>> start

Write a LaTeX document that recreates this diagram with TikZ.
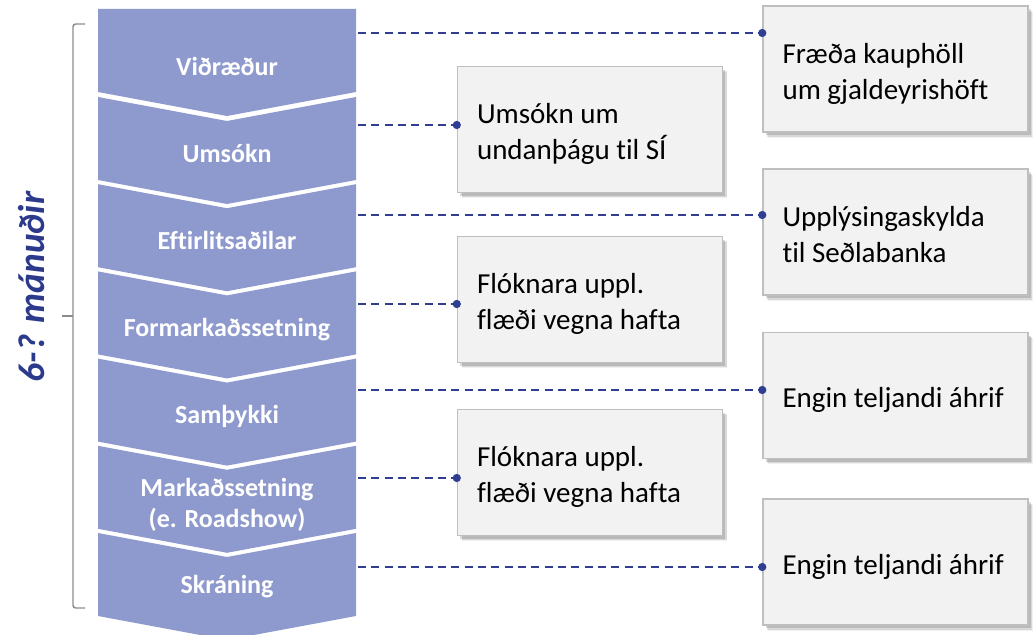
\documentclass[tikz,border=0pt]{standalone}
\usepackage{fontspec}
\setmainfont{Carlito}[Ligatures=NoCommon]
\usetikzlibrary{shadows}

\definecolor{chevfill}{RGB}{142,154,205}
\definecolor{linkblue}{RGB}{47,62,145}
\definecolor{spanblue}{RGB}{44,58,140}
\definecolor{boxfill}{RGB}{242,242,242}
\definecolor{boxline}{RGB}{191,191,191}
\definecolor{bracegray}{RGB}{140,140,140}

\begin{document}
\begin{tikzpicture}[x=0.75pt,y=-0.75pt,
  chev/.style={fill=chevfill,draw=none},
  chevlabel/.style={text=white,font=\fontsize{19.5pt}{23.25pt}\selectfont\bfseries,
    align=center,inner sep=0pt,text height=12.6pt,text depth=0pt},
  softshadow/.style={
    general shadow={shadow xshift=3.6pt,shadow yshift=-4.2pt,fill=black,opacity=0.06},
    general shadow={shadow xshift=3pt,shadow yshift=-3.5pt,fill=black,opacity=0.10},
    general shadow={shadow xshift=2.2pt,shadow yshift=-2.6pt,fill=black,opacity=0.14}},
  note/.style={rectangle,draw=boxline,line width=1.1pt,fill=boxfill,softshadow,
    minimum width=198.75pt,minimum height=94.5pt,inner sep=0pt},
  notetext/.style={anchor=west,inner sep=0pt,align=left,
    font=\fontsize{21.75pt}{27pt}\selectfont,text depth=0pt},
  twoline/.style={text height=45pt},
  oneline/.style={text height=18.5pt},
  link/.style={linkblue,line width=1.5pt,dash pattern=on 6pt off 4pt},
  dot/.style={circle,fill=linkblue,draw=none,inner sep=0pt,minimum size=6.2pt},
  brace/.style={bracegray,line width=1.1pt,rounded corners=2pt}
]
\clip (0,0) rectangle (1036,635);

% process chevrons
\fill[chev] (98,9) -- (356,9) -- (356,92) -- (227,116) -- (98,92) -- cycle;
\foreach \t in {97,184.2,271.4,358.6,445.8,533}{
  \fill[chev] (98,\t) -- (227,\t+24) -- (356,\t) -- (356,\t+83)
    -- (227,\t+107) -- (98,\t+83) -- cycle;
}

% stage labels
\node[chevlabel] (c1) at (227,67) {Viðræður};
\node[chevlabel] (c2) at (227,154) {Umsókn};
\node[chevlabel] (c3) at (227,241) {Eftirlitsaðilar};
\node[chevlabel] (c4) at (227,328) {Formarkaðssetning};
\node[chevlabel] (c5) at (227,415) {Samþykki};
\node[chevlabel,text height=35.85pt] (c6) at (227,503.5) {Markaðssetning\\(e. Roadshow)};
\node[chevlabel] (c7) at (227,585) {Skráning};

% duration brace
\draw[brace] (85,24) -- (73,24) -- (73,608) -- (85,608);
\draw[brace] (73,316) -- (62,316);
\node[rotate=90,text=spanblue,font=\fontsize{28pt}{34pt}\selectfont\bfseries\itshape,
  inner sep=0pt,text height=18pt,text depth=0pt] (span) at (32,287) {6-? mánuðir};

% effect boxes, right column
\node[note] (r1) at (895.5,69) {};
\node[note] (r2) at (895.5,232) {};
\node[note] (r3) at (895.5,395.5) {};
\node[note] (r4) at (895.5,562) {};
% effect boxes, middle column
\node[note] (m1) at (590,129.5) {};
\node[note] (m2) at (590,299.5) {};
\node[note] (m3) at (590,472.5) {};

% box texts
\node[notetext,twoline] (r1t) at ([xshift=15pt]r1.west) {Fræða kauphöll\\um gjaldeyrishöft};
\node[notetext,twoline] (r2t) at ([xshift=15pt]r2.west) {Upplýsingaskylda\\til Seðlabanka};
\node[notetext,oneline] (r3t) at ([xshift=15pt]r3.west) {Engin teljandi áhrif};
\node[notetext,oneline] (r4t) at ([xshift=15pt]r4.west) {Engin teljandi áhrif};
\node[notetext,twoline] (m1t) at ([xshift=15pt]m1.west) {Umsókn um\\undanþágu til SÍ};
\node[notetext,twoline] (m2t) at ([xshift=15pt]m2.west) {Flóknara uppl.\\flæði vegna hafta};
\node[notetext,twoline] (m3t) at ([xshift=15pt]m3.west) {Flóknara uppl.\\flæði vegna hafta};

% dashed leaders from the stages
\coordinate (s1) at (358,33);
\coordinate (s2) at (358,125);
\coordinate (s3) at (358,215);
\coordinate (s4) at (358,304);
\coordinate (s5) at (358,390);
\coordinate (s6) at (358,478);
\coordinate (s7) at (358,567);
\draw[link] (s1) -- (s1 -| r1.west) node[dot] {};
\draw[link] (s2) -- (s2 -| m1.west) node[dot] {};
\draw[link] (s3) -- (s3 -| r2.west) node[dot] {};
\draw[link] (s4) -- (s4 -| m2.west) node[dot] {};
\draw[link] (s5) -- (s5 -| r3.west) node[dot] {};
\draw[link] (s6) -- (s6 -| m3.west) node[dot] {};
\draw[link] (s7) -- (s7 -| r4.west) node[dot] {};
\end{tikzpicture}
\end{document}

>> end

(What to work on):
Copy out all of the material exactly as written, without its pictures.

(Complete answer):
Write a LaTeX document that recreates this diagram with TikZ.
\documentclass[tikz,border=0pt]{standalone}
\usepackage{fontspec}
\setmainfont{Carlito}[Ligatures=NoCommon]
\usetikzlibrary{shadows}

\definecolor{chevfill}{RGB}{142,154,205}
\definecolor{linkblue}{RGB}{47,62,145}
\definecolor{spanblue}{RGB}{44,58,140}
\definecolor{boxfill}{RGB}{242,242,242}
\definecolor{boxline}{RGB}{191,191,191}
\definecolor{bracegray}{RGB}{140,140,140}

\begin{document}
\begin{tikzpicture}[x=0.75pt,y=-0.75pt,
  chev/.style={fill=chevfill,draw=none},
  chevlabel/.style={text=white,font=\fontsize{19.5pt}{23.25pt}\selectfont\bfseries,
    align=center,inner sep=0pt,text height=12.6pt,text depth=0pt},
  softshadow/.style={
    general shadow={shadow xshift=3.6pt,shadow yshift=-4.2pt,fill=black,opacity=0.06},
    general shadow={shadow xshift=3pt,shadow yshift=-3.5pt,fill=black,opacity=0.10},
    general shadow={shadow xshift=2.2pt,shadow yshift=-2.6pt,fill=black,opacity=0.14}},
  note/.style={rectangle,draw=boxline,line width=1.1pt,fill=boxfill,softshadow,
    minimum width=198.75pt,minimum height=94.5pt,inner sep=0pt},
  notetext/.style={anchor=west,inner sep=0pt,align=left,
    font=\fontsize{21.75pt}{27pt}\selectfont,text depth=0pt},
  twoline/.style={text height=45pt},
  oneline/.style={text height=18.5pt},
  link/.style={linkblue,line width=1.5pt,dash pattern=on 6pt off 4pt},
  dot/.style={circle,fill=linkblue,draw=none,inner sep=0pt,minimum size=6.2pt},
  brace/.style={bracegray,line width=1.1pt,rounded corners=2pt}
]
\clip (0,0) rectangle (1036,635);

% process chevrons
\fill[chev] (98,9) -- (356,9) -- (356,92) -- (227,116) -- (98,92) -- cycle;
\foreach \t in {97,184.2,271.4,358.6,445.8,533}{
  \fill[chev] (98,\t) -- (227,\t+24) -- (356,\t) -- (356,\t+83)
    -- (227,\t+107) -- (98,\t+83) -- cycle;
}

% stage labels
\node[chevlabel] (c1) at (227,67) {Viðræður};
\node[chevlabel] (c2) at (227,154) {Umsókn};
\node[chevlabel] (c3) at (227,241) {Eftirlitsaðilar};
\node[chevlabel] (c4) at (227,328) {Formarkaðssetning};
\node[chevlabel] (c5) at (227,415) {Samþykki};
\node[chevlabel,text height=35.85pt] (c6) at (227,503.5) {Markaðssetning\\(e. Roadshow)};
\node[chevlabel] (c7) at (227,585) {Skráning};

% duration brace
\draw[brace] (85,24) -- (73,24) -- (73,608) -- (85,608);
\draw[brace] (73,316) -- (62,316);
\node[rotate=90,text=spanblue,font=\fontsize{28pt}{34pt}\selectfont\bfseries\itshape,
  inner sep=0pt,text height=18pt,text depth=0pt] (span) at (32,287) {6-? mánuðir};

% effect boxes, right column
\node[note] (r1) at (895.5,69) {};
\node[note] (r2) at (895.5,232) {};
\node[note] (r3) at (895.5,395.5) {};
\node[note] (r4) at (895.5,562) {};
% effect boxes, middle column
\node[note] (m1) at (590,129.5) {};
\node[note] (m2) at (590,299.5) {};
\node[note] (m3) at (590,472.5) {};

% box texts
\node[notetext,twoline] (r1t) at ([xshift=15pt]r1.west) {Fræða kauphöll\\um gjaldeyrishöft};
\node[notetext,twoline] (r2t) at ([xshift=15pt]r2.west) {Upplýsingaskylda\\til Seðlabanka};
\node[notetext,oneline] (r3t) at ([xshift=15pt]r3.west) {Engin teljandi áhrif};
\node[notetext,oneline] (r4t) at ([xshift=15pt]r4.west) {Engin teljandi áhrif};
\node[notetext,twoline] (m1t) at ([xshift=15pt]m1.west) {Umsókn um\\undanþágu til SÍ};
\node[notetext,twoline] (m2t) at ([xshift=15pt]m2.west) {Flóknara uppl.\\flæði vegna hafta};
\node[notetext,twoline] (m3t) at ([xshift=15pt]m3.west) {Flóknara uppl.\\flæði vegna hafta};

% dashed leaders from the stages
\coordinate (s1) at (358,33);
\coordinate (s2) at (358,125);
\coordinate (s3) at (358,215);
\coordinate (s4) at (358,304);
\coordinate (s5) at (358,390);
\coordinate (s6) at (358,478);
\coordinate (s7) at (358,567);
\draw[link] (s1) -- (s1 -| r1.west) node[dot] {};
\draw[link] (s2) -- (s2 -| m1.west) node[dot] {};
\draw[link] (s3) -- (s3 -| r2.west) node[dot] {};
\draw[link] (s4) -- (s4 -| m2.west) node[dot] {};
\draw[link] (s5) -- (s5 -| r3.west) node[dot] {};
\draw[link] (s6) -- (s6 -| m3.west) node[dot] {};
\draw[link] (s7) -- (s7 -| r4.west) node[dot] {};
\end{tikzpicture}
\end{document}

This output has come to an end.